>> start SOURCE EXCERPT
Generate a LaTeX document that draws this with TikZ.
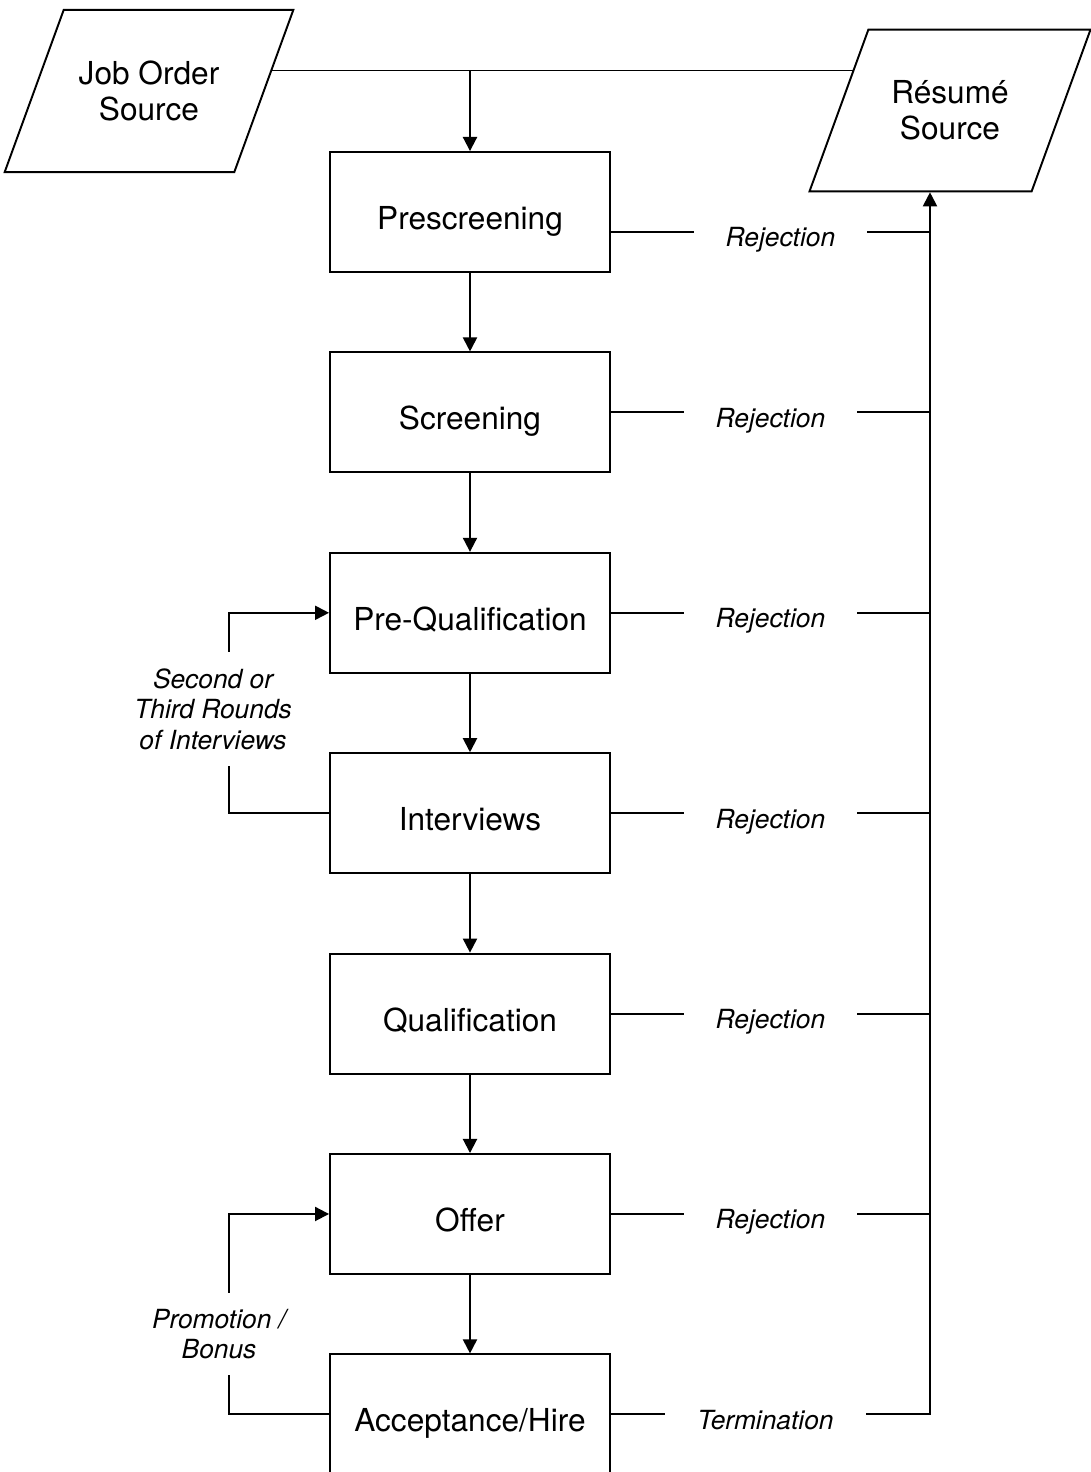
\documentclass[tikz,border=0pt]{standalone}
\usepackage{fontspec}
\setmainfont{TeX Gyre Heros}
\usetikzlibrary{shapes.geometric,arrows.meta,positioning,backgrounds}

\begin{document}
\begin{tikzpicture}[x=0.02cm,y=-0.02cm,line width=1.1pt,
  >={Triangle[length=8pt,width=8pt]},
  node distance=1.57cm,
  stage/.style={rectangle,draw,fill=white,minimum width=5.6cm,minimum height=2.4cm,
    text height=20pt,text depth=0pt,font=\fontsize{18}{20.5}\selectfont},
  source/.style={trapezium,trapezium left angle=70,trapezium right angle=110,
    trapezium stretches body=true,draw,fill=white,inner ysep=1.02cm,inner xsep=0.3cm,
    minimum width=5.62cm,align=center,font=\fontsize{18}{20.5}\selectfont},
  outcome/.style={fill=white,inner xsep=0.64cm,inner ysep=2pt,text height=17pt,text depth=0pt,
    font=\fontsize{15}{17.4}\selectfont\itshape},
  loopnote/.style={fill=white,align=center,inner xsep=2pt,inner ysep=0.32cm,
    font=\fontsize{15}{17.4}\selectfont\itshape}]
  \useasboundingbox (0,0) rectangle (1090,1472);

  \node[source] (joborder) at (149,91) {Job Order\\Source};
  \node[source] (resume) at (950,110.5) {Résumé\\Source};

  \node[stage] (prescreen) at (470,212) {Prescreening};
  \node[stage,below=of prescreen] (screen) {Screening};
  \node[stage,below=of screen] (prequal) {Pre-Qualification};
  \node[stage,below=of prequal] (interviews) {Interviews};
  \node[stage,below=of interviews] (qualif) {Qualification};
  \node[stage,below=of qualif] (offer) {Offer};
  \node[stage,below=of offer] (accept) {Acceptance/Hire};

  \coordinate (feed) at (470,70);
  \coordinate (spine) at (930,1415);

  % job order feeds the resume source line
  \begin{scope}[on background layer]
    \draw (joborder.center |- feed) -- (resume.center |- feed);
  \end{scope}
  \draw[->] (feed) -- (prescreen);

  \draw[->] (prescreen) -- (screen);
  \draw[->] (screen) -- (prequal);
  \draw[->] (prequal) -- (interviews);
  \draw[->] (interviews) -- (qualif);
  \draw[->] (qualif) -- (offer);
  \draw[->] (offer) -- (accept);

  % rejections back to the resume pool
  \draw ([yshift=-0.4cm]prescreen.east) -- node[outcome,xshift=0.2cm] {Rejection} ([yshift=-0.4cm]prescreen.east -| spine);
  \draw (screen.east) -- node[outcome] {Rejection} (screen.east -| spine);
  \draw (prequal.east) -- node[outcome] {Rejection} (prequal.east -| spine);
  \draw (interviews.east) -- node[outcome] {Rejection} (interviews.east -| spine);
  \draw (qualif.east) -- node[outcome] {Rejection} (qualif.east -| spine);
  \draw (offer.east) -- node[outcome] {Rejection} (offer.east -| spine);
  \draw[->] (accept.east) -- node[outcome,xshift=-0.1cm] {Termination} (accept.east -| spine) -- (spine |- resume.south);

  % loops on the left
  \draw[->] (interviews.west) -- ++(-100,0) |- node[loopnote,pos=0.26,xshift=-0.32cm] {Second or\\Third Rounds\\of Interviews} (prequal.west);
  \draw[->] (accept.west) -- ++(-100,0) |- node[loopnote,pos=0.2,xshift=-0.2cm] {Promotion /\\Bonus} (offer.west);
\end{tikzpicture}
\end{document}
>> end SOURCE EXCERPT
**TASK OBJECTIVE**
Quote, please, every line of the material above from its start through the line that has "(offer) -- (accept);", reproducing the words exactly and dropping any images.

**SOLUTION TO THIS PROBLEM**
Generate a LaTeX document that draws this with TikZ.
\documentclass[tikz,border=0pt]{standalone}
\usepackage{fontspec}
\setmainfont{TeX Gyre Heros}
\usetikzlibrary{shapes.geometric,arrows.meta,positioning,backgrounds}

\begin{document}
\begin{tikzpicture}[x=0.02cm,y=-0.02cm,line width=1.1pt,
  >={Triangle[length=8pt,width=8pt]},
  node distance=1.57cm,
  stage/.style={rectangle,draw,fill=white,minimum width=5.6cm,minimum height=2.4cm,
    text height=20pt,text depth=0pt,font=\fontsize{18}{20.5}\selectfont},
  source/.style={trapezium,trapezium left angle=70,trapezium right angle=110,
    trapezium stretches body=true,draw,fill=white,inner ysep=1.02cm,inner xsep=0.3cm,
    minimum width=5.62cm,align=center,font=\fontsize{18}{20.5}\selectfont},
  outcome/.style={fill=white,inner xsep=0.64cm,inner ysep=2pt,text height=17pt,text depth=0pt,
    font=\fontsize{15}{17.4}\selectfont\itshape},
  loopnote/.style={fill=white,align=center,inner xsep=2pt,inner ysep=0.32cm,
    font=\fontsize{15}{17.4}\selectfont\itshape}]
  \useasboundingbox (0,0) rectangle (1090,1472);

  \node[source] (joborder) at (149,91) {Job Order\\Source};
  \node[source] (resume) at (950,110.5) {Résumé\\Source};

  \node[stage] (prescreen) at (470,212) {Prescreening};
  \node[stage,below=of prescreen] (screen) {Screening};
  \node[stage,below=of screen] (prequal) {Pre-Qualification};
  \node[stage,below=of prequal] (interviews) {Interviews};
  \node[stage,below=of interviews] (qualif) {Qualification};
  \node[stage,below=of qualif] (offer) {Offer};
  \node[stage,below=of offer] (accept) {Acceptance/Hire};

  \coordinate (feed) at (470,70);
  \coordinate (spine) at (930,1415);

  % job order feeds the resume source line
  \begin{scope}[on background layer]
    \draw (joborder.center |- feed) -- (resume.center |- feed);
  \end{scope}
  \draw[->] (feed) -- (prescreen);

  \draw[->] (prescreen) -- (screen);
  \draw[->] (screen) -- (prequal);
  \draw[->] (prequal) -- (interviews);
  \draw[->] (interviews) -- (qualif);
  \draw[->] (qualif) -- (offer);
  \draw[->] (offer) -- (accept);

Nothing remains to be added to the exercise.